Mastering Java Thread Pools: Core Pool, BlockingQueue, and Real-World Tuning

Preface

Creating and destroying threads is heavyweight for the operating system, so thread pooling is practiced in many languages. In Java, the thread pool—encapsulated by Doug Lea’s implementation—is essential, but misunderstandings about its configuration parameters are common.

Thread‑Pool Execution Logic

When a task is submitted, the pool first checks whether the number of running threads has reached corePoolSize ; if not, it creates a new thread.

If the core size is reached, the task is placed into the BlockingQueue .

If the queue is full, the pool tries to expand up to maximumPoolSize .

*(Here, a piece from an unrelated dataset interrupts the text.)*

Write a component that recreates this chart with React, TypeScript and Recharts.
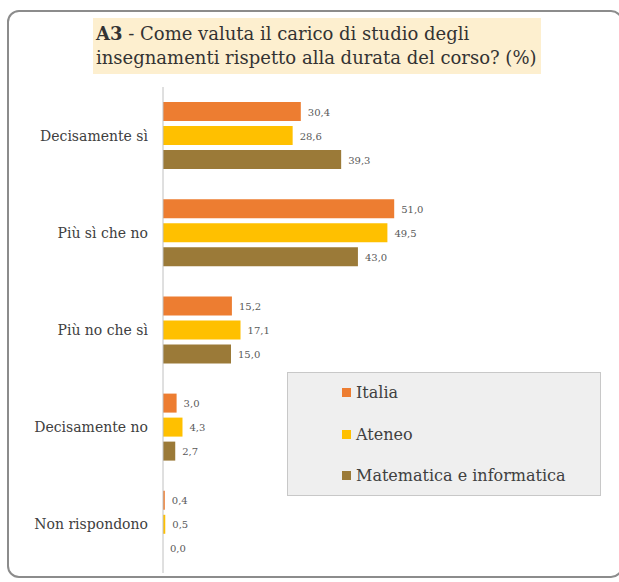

If the maximum size is also reached, the rejection policy is applied.

Core Pool

The threads whose count does not exceed coreSize form the core pool, which remains resident and rarely destroyed; most submitted tasks should be handled by these threads.

Misunderstanding Thread‑Creation Timing

A common pitfall is assuming that core threads are created only when the pool is saturated. Doug Lea’s documentation says, “If fewer than corePoolSize threads are running, try to start a new thread…”, where “running” can be interpreted as already scheduled by the OS, leading to confusion.

Consequently, if the request rate (QPS) is low, one might think the core pool never reaches its size, but in practice the pool creates a new thread for each task until coreSize is met.

Creation Process (Source Code)

public void execute(Runnable command) {
    ...
    int c = ctl.get();
    if (workerCountOf(c) < corePoolSize) { // workerCountOf() gets current thread count
        if (addWorker(command, true))
            return;
        c = ctl.get();
    }
    ...
}

The documentation’s “running” state also refers to a thread that has been created and is looping to fetch tasks from the queue.

BlockingQueue

The BlockingQueue is the middle‑man of the producer‑consumer model and buffers bursty traffic, but it is often misconfigured.

Running Model

The pool does not schedule tasks to idle threads; instead, all tasks (except the first task of a newly created thread) are placed into the queue and are consumed by whatever worker the OS schedules.

Producer code (simplified):

public void execute(Runnable command) {
    if (isRunning(c) && workQueue.offer(command)) {
        int recheck = ctl.get();
        if (!isRunning(recheck) && remove(command))
            reject(command);
        else if (workerCountOf(recheck) == 0)
            addWorker(null, false);
    }
    ...
}

Consumer code:

private Runnable getTask() {
    for (;;) {
        Runnable r = timed ?
            workQueue.poll(keepAliveTime, TimeUnit.NANOSECONDS) :
            workQueue.take();
        if (r != null)
            return r;
        ...
    }
}

BlockingQueue Buffering Role

Even with enough consumer threads, the queue can become a bottleneck if the incoming request burst exceeds its capacity. For example, 1,000 simultaneous tasks require a queue size of at least 1,000; otherwise, excess tasks are rejected.

In a real service, a QPS of 2,000 with 20 ms average latency needed a queue larger than 50; otherwise, tasks were rejected despite a core size of 1,000.

Calculating Concurrency

Concurrency (peak simultaneous tasks) is approximated by QPS × average response time, often doubled for safety. However, burst patterns and uneven request intervals can increase the required capacity.

Runtime Considerations

Garbage Collection

GC pauses stop the JVM but not the OS, so incoming I/O requests accumulate during GC. The extra queued requests equal QPS × GC_time, which should be accounted for when sizing the queue.

Business Peaks

When traffic is driven by scheduled jobs or exhibits sharp spikes, the queue size should be larger; when resources are scarce, a larger maxPoolSize provides redundancy. Adjust parameters based on actual load patterns and perform periodic load testing.

Summary

Understanding the thread‑pool source code is essential; reading only articles or books can leave hidden pitfalls. Deep knowledge of core pool creation, queue behavior, concurrency calculation, and GC impact enables flexible and reliable configuration.